Clay soils usually evolve from the weathering of minerals and, therefore, take on the mineral’s crystalline structure or chemical make-up. Typical clay minerals in our area are -silicates of either iron, magnesium or aluminum. Some clay soil minerals have a very high attraction for water. Instead of wanting to add one or two water molecules to their structure, they want to add many more. These are the expansive clays. When this happens, the individual clay ion’s crystalline structure or lattice dramatically grows in size. When all the millions and billions of clay ions/molecules underlying a foundation footing absorb large numbers of water molecules, the soil dramatically grows in size. In the real world, where we live, this volume change can be significant. The reverse is also true. And here is where the foundation problems seem to arise. Whenever the clay ions give up attached water molecules (from evaporation or plant root uptake) they shrink in volume. Extreme examples of this type of shrinkage are the formation of large cracks in the ground surface and/or the ground pulling away from a home/foundation during the hot, dry summer months or during droughts. Examples of foundation problems are differential settlements caused by shrinkage of the clay soil.
A simple analogy for this phenomena would be, “clay soils are like sponges”. Whenever sponges soak up water they swell in volume. When left on the counter to dry, however, they shrink back down to a very small size…only to puff-up again when placed into contact with water. Clay soils are also like sponges in that when they become wet, they become soft or softer. When dry, they become very hard. Place a heavy load on dry clay soil and it goes nowhere or settles very little. The ground will support a sky-scraper! When wet or saturated however, don’t even think about driving a riding lawn mower across the ground. It will sink up to its axle.
Hence, when living in a house constructed on highly plastic clay soils (particularly swelling clay soils) it is very important that the owner make sure that the drainage conditions around the home are monitored and maintained annually, so that surface water runoff always flows away from the home and never stands or ponds beside it. If this ever occurs, and the ground alongside and beneath a home (foundation footing) becomes wet or saturated during heavy rains or throughout the rainy season (due to poor drainage conditions, overflowing gutters, lack of gutters, etc.), then the house may slowly settle into the ground in the areas where the clay soil has become softest. This, alone, can lead to differential (or uneven) foundation settlement. But another, and often more serious problem occurs during the following summer or fall after the hot, dry weather we typically experience in the North Alabama geographic area. The soils that stayed extremely wet throughout the year, and swelled accordingly, shrunk dramatically by the time July and August rolled around. The portion of the house resting on this formerly wet ground also settles (dramatically) along with the shrinking clay.

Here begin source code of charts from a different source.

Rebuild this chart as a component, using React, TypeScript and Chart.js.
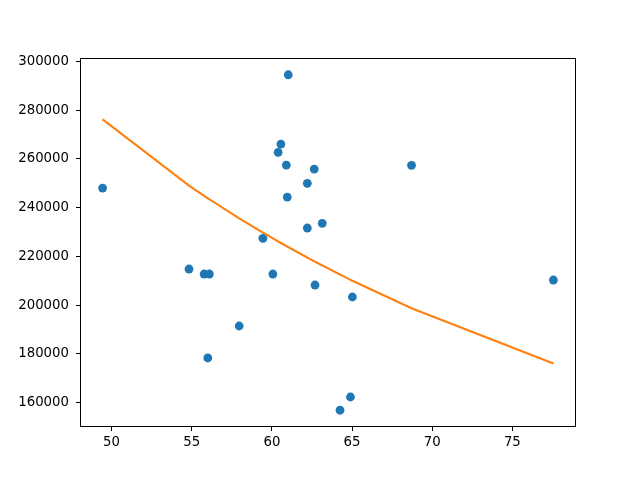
import React, { useEffect, useRef } from "react";
import { Chart, registerables } from "chart.js";

Chart.register(...registerables);

// Scatter observations
const pointX = [49.44, 54.83, 55.77, 56.1, 56.0, 57.96, 59.44, 60.06, 60.39, 60.56, 60.9, 60.96, 61.02, 62.21, 62.21, 62.64, 62.69, 63.14, 64.25, 64.9, 65.02, 68.71, 77.56];
const pointY = [248040, 214820, 212770, 212770, 178330, 191450, 227410, 212770, 262680, 266090, 257470, 244350, 294500, 249970, 231640, 255830, 208260, 233560, 156900, 162330, 203340, 257350, 210310];

// Fitted curve, in the order the values were drawn
const fitX = [49.44, 54.83, 56.1, 55.77, 56.0, 57.96, 59.44, 60.96, 60.06, 60.56, 62.21, 60.39, 62.64, 61.02, 63.14, 60.9, 62.21, 64.25, 62.69, 64.9, 65.02, 68.71, 77.56];
const fitY = [276190, 249040, 243400, 244850, 243840, 235590, 229730, 224000, 227360, 225480, 219500, 226110, 217990, 223780, 216260, 224220, 219500, 212530, 217820, 210400, 210010, 198730, 176060];

const xTicks = [50, 55, 60, 65, 70, 75];
const yTicks = [160000, 180000, 200000, 220000, 240000, 260000, 280000, 300000];

const FONT = { family: "'DejaVu Sans', sans-serif", size: 13.3 };

const framePlugin = {
  id: "frame",
  afterDatasetsDraw(chart: any) {
    const { ctx, chartArea } = chart;
    ctx.save();
    ctx.strokeStyle = "#000";
    ctx.lineWidth = 1;
    ctx.strokeRect(
      Math.round(chartArea.left) + 0.5,
      Math.round(chartArea.top) + 0.5,
      Math.round(chartArea.right - chartArea.left) - 1,
      Math.round(chartArea.bottom - chartArea.top) - 1
    );
    ctx.restore();
  },
};

export default function App() {
  const ref = useRef<HTMLCanvasElement | null>(null);

  useEffect(() => {
    if (!ref.current) return;
    const chart = new Chart(ref.current, {
      type: "scatter",
      data: {
        datasets: [
          {
            type: "line",
            data: fitX.map((x, i) => ({ x, y: fitY[i] })),
            borderColor: "#ff7f0e",
            borderWidth: 2,
            pointRadius: 0,
            fill: false,
            tension: 0,
            order: 0,
          } as any,
          {
            type: "scatter",
            data: pointX.map((x, i) => ({ x, y: pointY[i] })),
            backgroundColor: "#1f77b4",
            borderColor: "#1f77b4",
            borderWidth: 0,
            pointRadius: 4.4,
            pointHoverRadius: 4.4,
            order: 1,
          },
        ],
      },
      options: {
        animation: false,
        responsive: false,
        events: [],
        layout: { padding: { left: 0, top: 58, right: 64, bottom: 0 } },
        plugins: { legend: { display: false }, tooltip: { enabled: false } },
        scales: {
          x: {
            type: "linear",
            min: 48.03,
            max: 78.97,
            afterFit: (s: any) => {
              s.height = 53;
            },
            afterBuildTicks: (s: any) => {
              s.ticks = xTicks.map((v) => ({ value: v }));
            },
            grid: { drawOnChartArea: false, drawTicks: true, tickLength: 4, tickColor: "#000" },
            border: { display: false },
            ticks: {
              color: "#000",
              font: FONT,
              padding: 4,
              maxRotation: 0,
              callback: (v: any) => String(v),
            },
          },
          y: {
            type: "linear",
            min: 150020,
            max: 301380,
            afterFit: (s: any) => {
              s.width = 80;
            },
            afterBuildTicks: (s: any) => {
              s.ticks = yTicks.map((v) => ({ value: v }));
            },
            grid: { drawOnChartArea: false, drawTicks: true, tickLength: 4, tickColor: "#000" },
            border: { display: false },
            ticks: {
              color: "#000",
              font: FONT,
              padding: 7,
              callback: (v: any) => String(v),
            },
          },
        },
      },
      plugins: [framePlugin],
    });
    return () => chart.destroy();
  }, []);

  return (
    <div style={{ position: "fixed", left: 0, top: 0, width: 640, height: 480, background: "#fff" }}>
      <canvas ref={ref} width={640} height={480} style={{ width: 640, height: 480 }} />
    </div>
  );
}
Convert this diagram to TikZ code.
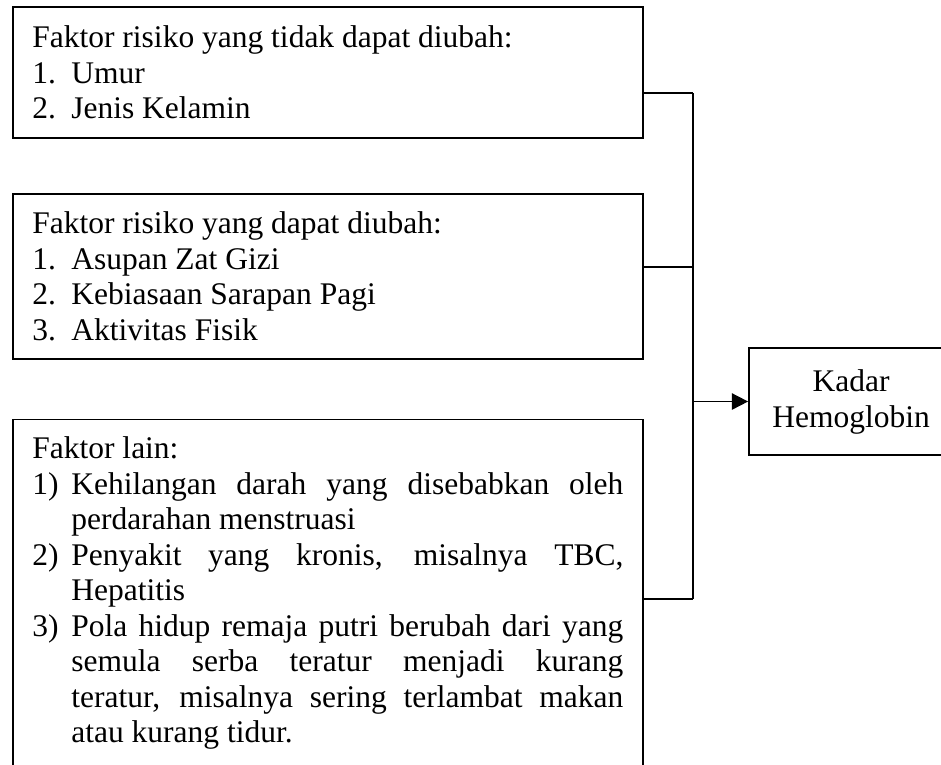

Believe it or not, however, this common problem can always be avoided during foundation construction if builders would simply admit that these soil conditions exist and recognize that they need to have each building site evaluated by a professional soil scientist or geotechnical engineer prior to house construction. If not, it is likely that the builder will utilize the standard shallow-bearing foundation, and place the footings or foundation just below or within a few feet of the ground surface. Soil shrinkage-related settlements or movements will eventually lead to foundation settlement cracking and/or the formation of large cracks in brittle construction materials such as brick veneer and sheetrock. This is almost a guaranteed.